Ook hier wordt vereist dat het eigendomsvoorbehoud schriftelijk wordt vastgelegd ten laatste op het ogenblik van levering van het goed (bijv. in de vorm van een ondertekende overeenkomst, factuurvoorwaarden, etc.). Deze vereiste (ten laatste op het ogenblik van levering) betekent dat een eigendomsvoorbehoud niet afdwingbaar zal zijn als deze pas voor het eerst opduikt in de factuur na levering van de goederen.

In het geval de koper van het goed een consument is, wordt bovendien vereist dat uit dit geschrift uitdrukkelijk de toestemming van de consument blijkt met het eigendomsvoorbehoud, hetgeen in de praktijk in feite betekent dat het geschrift ondertekend moet zijn door de consument.

Uitbreiding recht

Het recht van de onbetaalde verkoper om zich op het eigendomsvoorbehoud te beroepen, wordt bovendien uitgebreid. In de faillissementswet is heden nog bepaald dat er geen teruggave kan worden geëist van de curator in het geval de verkochte goederen geïncorporeerd werden in een onroerend goed of vermengd werden met andere goederen.

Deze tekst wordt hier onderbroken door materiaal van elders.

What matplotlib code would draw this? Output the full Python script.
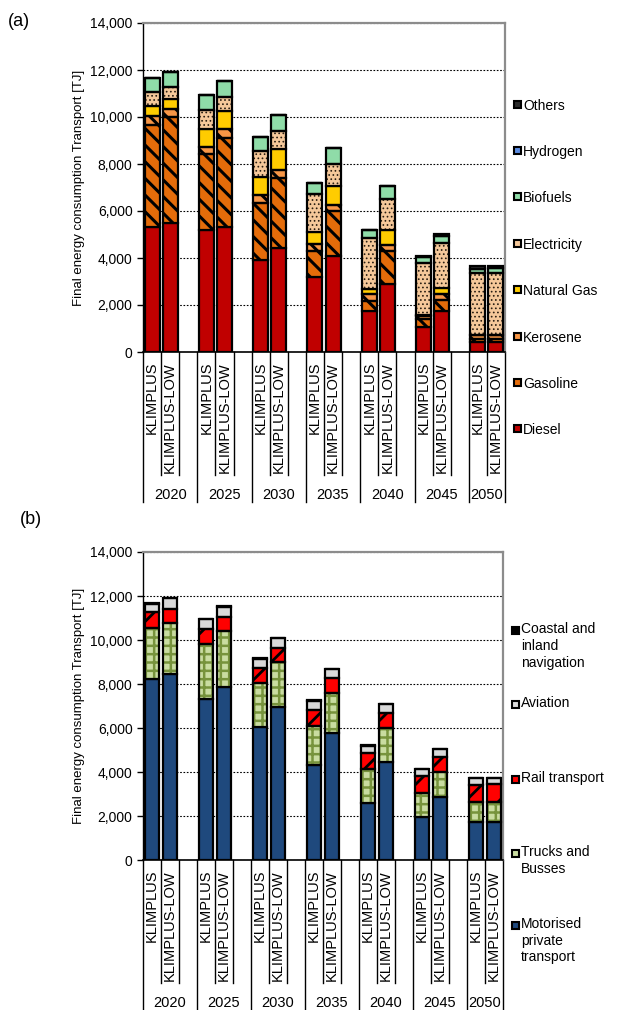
import numpy as np
import matplotlib as mpl
mpl.use("Agg")
from matplotlib import pyplot as plt
from matplotlib.patches import Rectangle
import matplotlib.transforms as mtransforms

plt.rcParams["font.family"] = ["Liberation Sans", "DejaVu Sans"]

# - data (TJ), order per year: KLIMPLUS, KLIMPLUS-LOW
years = ["2020", "2025", "2030", "2035", "2040", "2045", "2050"]
scenarios = ["KLIMPLUS", "KLIMPLUS-LOW"]

diesel = [5320, 5470, 5180, 5330, 3900, 4420, 3190, 4100, 1760, 2900, 1070, 1760, 440, 440]
gasoline = [4320, 4510, 3230, 3790, 2450, 2980, 1090, 1880, 410, 1380, 330, 450, 100, 100]
kerosene = [400, 370, 330, 350, 320, 360, 330, 290, 300, 290, 130, 260, 180, 190]
natural_gas = [430, 430, 730, 780, 780, 880, 480, 810, 220, 630, 50, 270, 0, 0]
electricity = [610, 510, 830, 600, 1100, 760, 1650, 930, 2180, 1320, 2210, 1880, 2630, 2640]
biofuels = [590, 610, 650, 690, 610, 690, 450, 650, 330, 540, 250, 330, 170, 190]
hydrogen = [0, 0, 0, 0, 0, 0, 0, 0, 0, 0, 0, 0, 0, 0]
others = [0, 0, 0, 0, 0, 0, 0, 0, 0, 0, 60, 50, 140, 110]

mpt = [8210, 8440, 7300, 7880, 6060, 6970, 4320, 5760, 2610, 4440, 1940, 2850, 1740, 1740]
trucks = [2350, 2350, 2520, 2540, 2000, 2010, 1780, 1840, 1510, 1570, 1090, 1130, 910, 910]
rail = [700, 600, 660, 640, 650, 640, 720, 690, 730, 690, 790, 720, 760, 790]
aviation = [380, 500, 460, 450, 430, 460, 410, 390, 350, 390, 300, 330, 300, 270]
coastal = [30, 20, 20, 20, 20, 20, 20, 20, 20, 20, 20, 20, 20, 20]

# name, values, face colour, hatch, hatch colour, hatch linewidth
fuel_series = [
    ("Diesel", diesel, "#C00000", None, None, 1),
    ("Gasoline", gasoline, "#E46C0A", "\\\\", "black", 2.2),
    ("Kerosene", kerosene, "#F79646", "\\\\", "black", 2.2),
    ("Natural Gas", natural_gas, "#FFCC00", None, None, 1),
    ("Electricity", electricity, "#F5C89A", "....", "#2A1E12", 0.7),
    ("Biofuels", biofuels, "#8FDCA8", None, None, 1),
    ("Hydrogen", hydrogen, "#5B8BE0", None, None, 1),
    ("Others", others, "#2B2B2B", None, None, 1),
]
sector_series = [
    ("Motorised\nprivate\ntransport", mpt, "#1F497D", None, None, 1),
    ("Trucks and\nBusses", trucks, "#C9DCA0", "++", "#77933C", 1.8),
    ("Rail transport", rail, "#FF0000", "/", "black", 2.0),
    ("Aviation", aviation, "#D9D9D9", None, None, 1),
    ("Coastal and\ninland\nnavigation", coastal, "#000000", None, None, 1),
]

W, H = 619, 1010
fig = plt.figure(figsize=(W / 100, H / 100), dpi=100)


def fx(x):
    return x / W


def fy(y):
    return 1 - y / H


def draw_panel(ax, series):
    # slot positions: K, KL, gap per year
    xpos = []
    for g in range(len(years)):
        xpos.extend([3 * g, 3 * g + 1])
    xpos = np.array(xpos)
    bottom = np.zeros(len(xpos))
    for name, vals, color, hatch, hcolor, hlw in series:
        vals = np.array(vals, dtype=float)
        if hatch is not None:
            with plt.rc_context({"hatch.linewidth": hlw}):
                bars = ax.bar(xpos, vals, 0.83, bottom=bottom, color=color, hatch=hatch,
                              edgecolor=hcolor, linewidth=0, zorder=3)
                for b in bars:
                    try:
                        b.set_hatch_linewidth(hlw)
                    except AttributeError:
                        pass
            ax.bar(xpos, vals, 0.83, bottom=bottom, fill=False,
                   edgecolor="black", linewidth=1.6, zorder=4)
        else:
            ax.bar(xpos, vals, 0.83, bottom=bottom, color=color,
                   edgecolor="black", linewidth=1.6, zorder=3)
        bottom += vals

    ax.set_xlim(-0.5, 19.5)
    ax.set_ylim(0, 14000)
    ax.set_yticks(np.arange(0, 14001, 2000))
    ax.set_yticklabels([f"{v:,}" for v in range(0, 14001, 2000)], fontsize=10)
    ax.set_xticks([])
    ax.tick_params(axis="y", length=4, width=1)
    ax.yaxis.grid(True, linestyle=(0, (1.5, 1.5)), color="black", linewidth=0.8, zorder=1)
    ax.set_axisbelow(True)
    for side in ["top", "right"]:
        ax.spines[side].set_color("#8C8C8C")
        ax.spines[side].set_linewidth(1.6)
    ax.spines["left"].set_linewidth(1.0)
    ax.spines["bottom"].set_linewidth(1.2)
    ax.set_ylabel("Final energy consumption Transport [TJ]", fontsize=9.5, labelpad=4)

    # multi-level category axis
    ax_h = ax.get_position().height * H
    trans = mtransforms.blended_transform_factory(ax.transData, ax.transAxes)
    cat_len = -123 / ax_h
    grp_len = -150 / ax_h
    for i in range(21):
        xb = i - 0.5
        ln = grp_len if (i % 3 == 0 or i == 20) else cat_len
        ax.plot([xb, xb], [0, ln], color="black", linewidth=1.0,
                transform=trans, clip_on=False)
    for x, lab in zip(xpos, scenarios * len(years)):
        ax.text(x, -10 / ax_h, lab, rotation=90, ha="center", va="top",
                fontsize=10.5, transform=trans)
    for g, yr in enumerate(years):
        xc = 3 * g + 1.0 if g < len(years) - 1 else 3 * g + 0.5
        ax.text(xc, -143 / ax_h, yr, ha="center", va="center",
                fontsize=10.5, transform=trans)


# - panel (a)
ax1 = fig.add_axes([fx(143), fy(352), (505 - 143) / W, (352 - 23) / H])
draw_panel(ax1, fuel_series)

# - panel (b)
ax2 = fig.add_axes([fx(143), fy(860), (503 - 143) / W, (860 - 552) / H])
draw_panel(ax2, sector_series)

fig.text(fx(8), fy(22), "(a)", fontsize=13, va="center")
fig.text(fx(20), fy(519), "(b)", fontsize=13, va="center")


# - legends drawn on the figure
def legend_marker(x_mark, y, color):
    s = 7
    fig.add_artist(Rectangle((fx(x_mark - s / 2), fy(y + s / 2)), s / W, s / H,
                             facecolor=color, edgecolor="black", linewidth=1.5,
                             transform=fig.transFigure))


for i, (name, vals, color, *_) in enumerate(reversed(fuel_series)):
    yy = 104 + 46.4 * i
    legend_marker(517, yy, color)
    fig.text(fx(523), fy(yy), name, fontsize=10, va="center_baseline", ha="left")

sector_y = [630, 704, 779, 853, 925]
for yy, (name, vals, color, *_) in zip(sector_y, reversed(sector_series)):
    legend_marker(515, yy, color)
    fig.text(fx(521), fy(yy - 8), name, fontsize=10, va="top", ha="left",
             linespacing=1.25)

fig.savefig("out.png", dpi=100)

Van deze regel wordt afgestapt. De onderstaande regels worden vanaf de inwerkingtreding van het nieuwe pandrecht verheven tot algemene regel en zullen eveneens van toepassing zijn in geval van faillissement van uw debiteur of bij andere omstandigheden waar er samenloop van schuldeisers ontstaat (vb. WCO-procedure):

  • In geval van vermenging van het verkochte goed met andere roerende goederen die onderling vervangbaar zijn, blijft het eigendomsvoorbehoud onverkort van toepassing.
  • In geval de goederen verwerkt worden tot een nieuw goed, dan zal het eigendomsvoorbehoud onder bepaalde voorwaarden zelfs gelden voor het nieuw tot stand gekomen goed.
  • In geval van incorporatie in een onroerend goed, blijft het eigendomsvoorbehoud ook gewoon bestaan, doch op voorwaarde dat het eigendomsvoorbehoud werd geregistreerd in het pandregister.

Het hoeft aldus geen betoog dat een beding van eigendomsvoorbehoud heel wat voordelen kan opleveren voor een onderneming in haar strijd tegen insolvabele debiteuren. Een dergelijk beding mag dan ook zeker niet ontbreken in uw algemene (verkoops- en leverings)voorwaarden of contracten.